Why did the Constitutional Court find the resolution unconstitutional? MP Ya.Sodbaatar, who represented Parliament before it, told the Legal Standing Committee that gauge width was not an issue before the court which examined the Resolution on the basis of the petition which had emphasized procedural lapses rather than the nature of its content, including the gauge. He said that the Court had noted that a Minister’s signature was missing, making the document infructuous, and that he had told it that Parliament should have noted this but it was basically the Government’s job to do this before presenting any Resolution to Parliament.  Resolution #64 was approved when the Government was changing, and the attendant admimistrative disorganisation could be why the need to have the Ministerial signature was overlooked. However, this can only be an explanation and the Court did not accept it as an excuse, ruling that the procedural lapse had made the Resolution unconstitutional, thereby making several decisions related to the State policy on railway transport void. This means the Tavantoltoi-Gashuursukhait railroad will be constructed with the normal Mongolian gauge width of 1,520 mm.
 

There is a catch, however. A new Government was established after the Resolution had been passed by Parliament. Now, Article 4.1.2 of The State Policy on Railway Transport says, “Gauge width of prospective railroads in Mongolia shall be 1,520 mm in case they merge with or cross active railroads to ensure national economic security… The gauge width of railway lines for export transportation of mineral products from the mining processing plant to a border crossing shall be approved by the Parliament as presented by the Government.” This second part was the justification for changing the gauge of the Tavantolgoi-Gashuunsukhait railroad.  Since the new Government did not send anything to Parliament and the Court has ruled what the outgoing Government had sent was legally flawed, the general impression is that the TT-GS railway must then have the width set out in the article quoted above. But this can be disputed as that width would apply to tracks that “merge with or cross active railroads”, and the only such merger or crossing likely in the case of the Tavantolgoi-Gashuunsukhait railroad is with the planned Tavantolgoi-Zuunbayan railroad, which cannot be termed ‘active’ as it is still under construction. This would negate the obligation to have the 1,520-mm gauge for the TT-GS railway.
At the meeting of the Legal Standing Committee held after the court ruling, MP Ts. Munkh-Orgil pleaded against acting in haste, and proposed that the final decision be left to the post-election Government. The issue, he said, was “too critical for Mongolia’s development” to be decided without extensive and careful consideration of its various aspects. He wanted to know what the related Ministries thought about what China’s reaction would be to a shift to a gauge that is different from what it has. Will China accept a system where all the Mongolian coal it buys would need to be unloaded from a Mongolian train at the border and reloaded on a Chinese train, thereby turning much of it into dust? The TT-GS railway is being built to facilitate increased export of coal and the new decision on the gauge could very well go against that.
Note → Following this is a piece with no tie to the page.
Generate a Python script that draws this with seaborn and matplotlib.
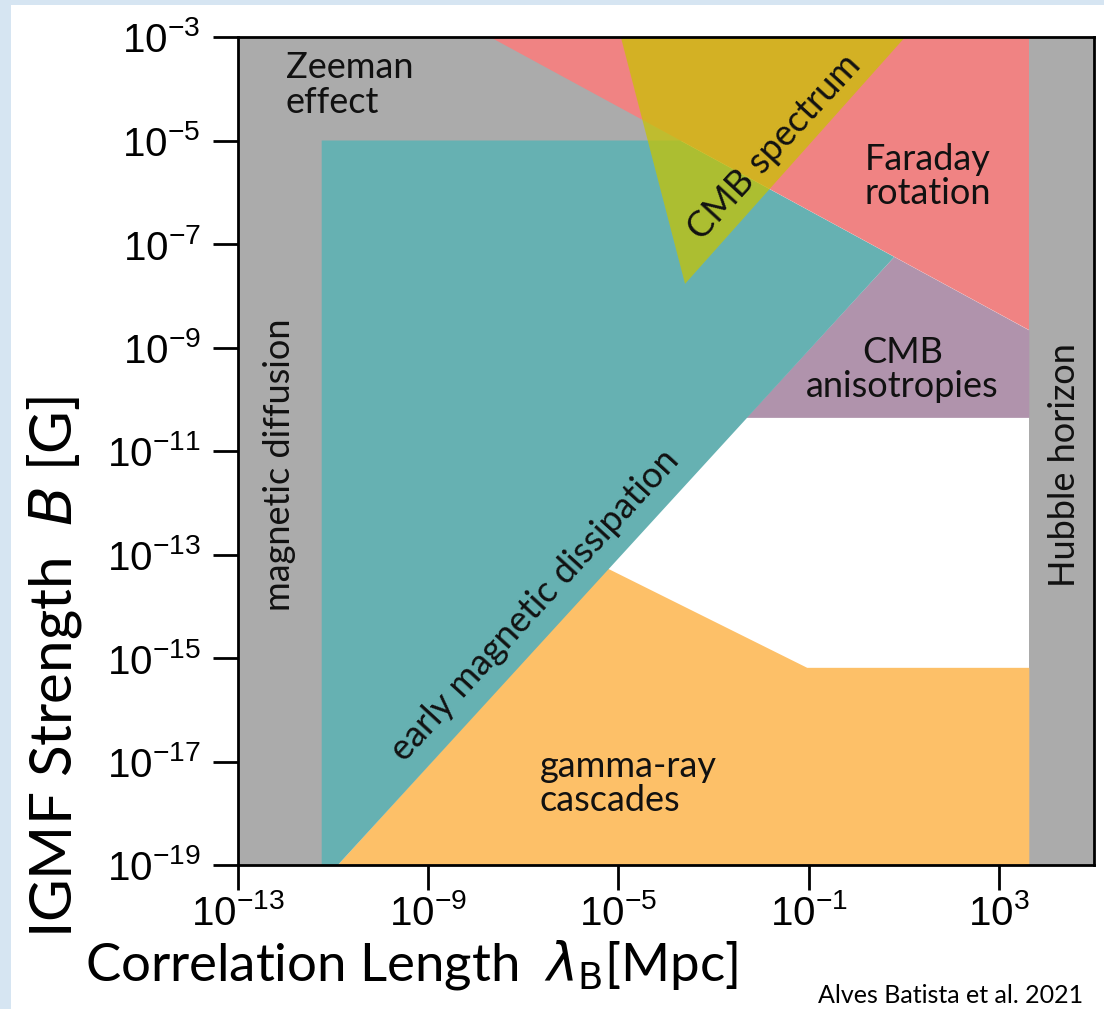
import numpy as np
import matplotlib
matplotlib.use("Agg")
import matplotlib.pyplot as plt
import seaborn as sns
from matplotlib.patches import Rectangle

# ---------------- data (log10 of correlation length [Mpc], log10 of B [G]) ----------------
x_tick_exp = [-13, -9, -5, -1, 3]
y_tick_exp = [-3, -5, -7, -9, -11, -13, -15, -17, -19]
x_lim_exp = [-13, 5]
y_lim_exp = [-19, -3]

zeeman_x = [-13, 3.64, 3.64, -13]
zeeman_y = [-5, -5, -3, -3]
diffusion_x = [-13, -11.24, -11.24, -13]
diffusion_y = [-19, -19, -3, -3]
hubble_x = [3.64, 5, 5, 3.64]
hubble_y = [-19, -19, -3, -3]
cascade_x = [-10.9, 3.64, 3.64, -1.03, -5.23]
cascade_y = [-19, -19, -15.19, -15.19, -13.27]
anisotropy_x = [-2.31, 3.64, 3.64, 0.8]
anisotropy_y = [-10.36, -10.36, -8.67, -7.25]
dissipation_x = [-11.24, -10.9, 0.8, -3.7, -11.24]
dissipation_y = [-19, -19, -7.25, -5, -5]
faraday_x = [-7.7, 3.64, 3.64]
faraday_y = [-3, -3, -8.67]
cmb_spec_x = [-4.95, 1.03, -3.6]
cmb_spec_y = [-3, -3, -7.77]

labels = ["Zeeman\neffect", "Faraday\nrotation", "CMB\nanisotropies", "gamma-ray\ncascades",
          "magnetic diffusion", "Hubble horizon", "early magnetic dissipation", "CMB spectrum"]
label_x = [-12.0, 1.5, 0.97, -6.66, -12.12, 4.37, -6.76, -1.72]
label_y = [-3.93, -5.7, -9.43, -17.42, -11.27, -11.27, -13.98, -5.13]
label_rot = [0, 0, 0, 0, 90, 90, 47.5, 47.5]
label_ha = ["left", "center", "center", "left", "center", "center", "center", "center"]

# ---------------- style ----------------
sns.set_theme(style="white")
plt.rcParams["font.family"] = ["Liberation Sans", "DejaVu Sans"]
plt.rcParams["mathtext.fontset"] = "dejavusans"

W, H = 1104, 1009
fig = plt.figure(figsize=(W / 100, H / 100), dpi=100, facecolor="#d6e5f2")
fig.patches.append(Rectangle((11 / W, 0), 1, 1 - 5 / H, transform=fig.transFigure,
                             facecolor="white", edgecolor="none", zorder=-10))

ax = fig.add_axes([238 / W, 1 - 865 / H, (1094 - 238) / W, (865 - 37) / H])
ax.set_facecolor("white")
ax.set_xscale("log")
ax.set_yscale("log")

p = lambda v: 10.0 ** np.asarray(v, dtype=float)

ax.fill(p(zeeman_x), p(zeeman_y), color="#ababab", lw=0, zorder=1)
ax.fill(p(diffusion_x), p(diffusion_y), color="#ababab", lw=0, zorder=1)
ax.fill(p(hubble_x), p(hubble_y), color="#ababab", lw=0, zorder=1)
ax.fill(p(cascade_x), p(cascade_y), color="#fdc068", lw=0, zorder=2)
ax.fill(p(anisotropy_x), p(anisotropy_y), color="#b093ac", lw=0, zorder=2)
ax.fill(p(dissipation_x), p(dissipation_y), color="#66b1b2", lw=0, zorder=3)
ax.fill(p(faraday_x), p(faraday_y), color="#f08383", lw=0, zorder=4)
ax.fill(p(cmb_spec_x), p(cmb_spec_y), color="#c8c400", alpha=0.72, lw=0, zorder=5)

for t, x, y, r, ha in zip(labels, label_x, label_y, label_rot, label_ha):
    ax.text(10.0 ** x, 10.0 ** y, t, rotation=r, ha=ha, va="center", rotation_mode="anchor",
            family=["Lato", "DejaVu Sans"], fontsize=26, color="#111111", zorder=6,
            linespacing=1.05)

ax.set_xlim(p(x_lim_exp))
ax.set_ylim(p(y_lim_exp))
ax.set_xticks(p(x_tick_exp))
ax.set_yticks(p(y_tick_exp))
ax.minorticks_off()
ax.tick_params(axis="both", which="major", direction="out", length=18, width=2,
               labelsize=29, color="black", labelcolor="black", bottom=True, left=True)
ax.tick_params(axis="x", pad=3)
ax.tick_params(axis="y", pad=9)
for s in ax.spines.values():
    s.set_linewidth(2)
    s.set_color("black")
    s.set_zorder(10)

# axis labels (slide overlay style)
fig.text(85 / W, 1 - 981 / H, r"Correlation Length  $\lambda_{\mathrm{B}}$[Mpc]",
         ha="left", va="baseline", fontsize=38, family=["Lato", "DejaVu Sans"], color="black")
fig.text(55 / W, 1 - 667 / H, r"IGMF Strength  $B$ [G]", rotation=90,
         ha="center", va="center", fontsize=42, family=["Lato", "DejaVu Sans"], color="black")
fig.text(818 / W, 1 - 1003 / H, "Alves Batista et al. 2021", ha="left", va="baseline",
         fontsize=18, family=["Lato", "DejaVu Sans"], color="black")

fig.savefig("out.png", dpi=100, facecolor=fig.get_facecolor())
Munkh-Orgil said this railroad would be used for 50-60 years and will significantly increase export revenue, so there was no hurry to take a decision on the gauge.
It is strange that the gauge issue was not decided before construction began, or in the seven years since then. According to official data, 51.8 percent of the lower structure of the railroad, 86.6 percent of the earth work and 52 percent of the bridge and channel work were completed in 2013-2015 when work was discontinued. However, there has been no audit to verify these claims, even when in many other cases audits and investigations have revealed many inflated claims and expenses and have led to punishments for those responsible. Does the state apply its will selectively? Much of the work was financed with $280 million from the Chinggis Bond and the interest on this will have to be repaid by 2022. How was it that so much money was spent without proper study beforehand and monitoring afterward?  
And the cavalier approach continues. When construction of the TT-GS railway was resumed after five years the job was given to Bodi International, a subsidiary of Golomt Bank with no previous experience of railway construction. And it is working without any feasibility study. Bodi has made tall claims about how fast work would progress, but few take these seriously. The earthwork has lost its strength because of disuse and lack of maintenance, and there has not been any news on what is to be done about the 10-km empty stretch that would lie between the end points of the two countries’ tracks.    

 

It is interesting that as Mongolia steps back from aligning its coal export railway’s tracks with those of its almost sole customer China’s, Russia, which also uses the gauge we have in Mongolia,  is constructing narrower-gauge railroad networks to increase its raw material export to China. For instance, the Makhalino-Hunchun railroad is being modified into a dual gauge system, to allow movement of 60 million tonnes of cross-border freight. The same is being done on the Grodekovo-Suifenhe railroad to increase its carrying capacity to 20 million tonnes. Both railroads are part of the Primore-2 international freight corridor, which Russia wants to be used to move freight from northeast China to the Asia-Pacific market. 
 

In the last five years, 60 million tonnes of coal have been exported through the Gashuunsukhait border. The cost of transporting this amount of coal has been $1.2 billion, and would have been $780 million less if we had a railway, an amount equal to the cost of building a railway. We lost a golden opportunity to build the railway between 2010 and 2013 and it is so unfortunate that even today, erratic and ill-considered Government policies and decisions continue to stall the progress of our vital economic projects. The ground reality is that our mining products have a market in China, while third countries are an exciting dream. But we seem to be more keen to build railroads to reach these unidentified third markets than to develop direct rail links with our major, and often sole market, China. Such lopsided priorities affect all Mongolians.